Imagine sending your newborn baby into open-heart surgery -- that was the case for the Goins family in Jonesborough, Tennessee. Their son was born with part of his heart severely under-developed.
This week it's Congenital Heart Defect Awareness, and News 5 caught up with that little boy who says he was born with a very special heart.
Meet Mason Shelton-Goins. This 5-year-old is a burst of energy and all smiles. But what you don't know is Mason was born with a congenital heart defect. "[The defect was in his] hypo-plastic left heart, which is considered one of the most serious," said his mother Megan Goins.

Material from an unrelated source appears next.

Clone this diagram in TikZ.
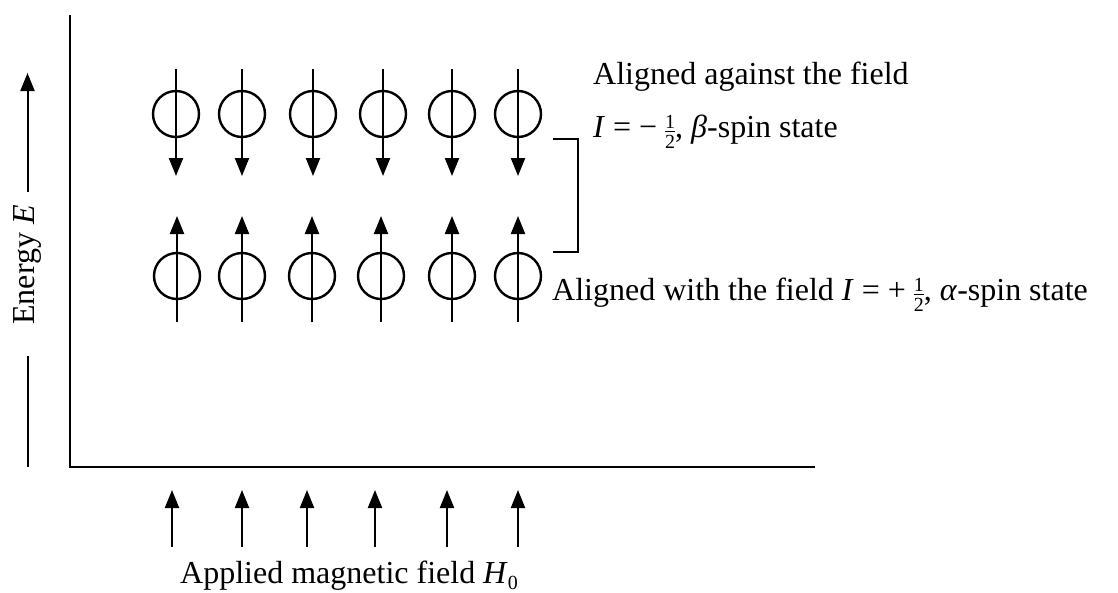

At just three days old the little boy had his first open-heart surgery to rebuild his aorta. "I had yet to hold him and right before he was taken into surgery, they actually let me hold him. They did not want to take him without me holding him because the first surgery is very risky," she said.
An even scarier fact -- congenital heart defects are a leading cause of infant death according to the Centers for Disease Control and Prevention.
Goins says life since then has been a challenge. Mason has had a total of six surgeries, even a stroke. But he's beating the odds. "It's not the end of the world, we're blessed. We are so blessed and we have to try to make his life as normal as we can," Goins said.
And this mom is on a mission to raise awareness by wearing a red and blue ribbon. It symbolizes both the oxygenated and un-oxygenated blood vital for babies born with congenital heart defects. "I just want people to see this ribbon and ask, 'What is that? What is it for?'," added Goins.
Even Mason knows why he wears the red and blue ribbon. "Because it's for my heart," he told us.
Here are some more facts about congenital heart defects: According to the CDC about 40,000 babies are born every year with congenital heart defects in the U.S. Most babies with CHD are living longer and healthier lives because of advancements in medicine and treatments.
Congenital heart defects are the most common birth defects.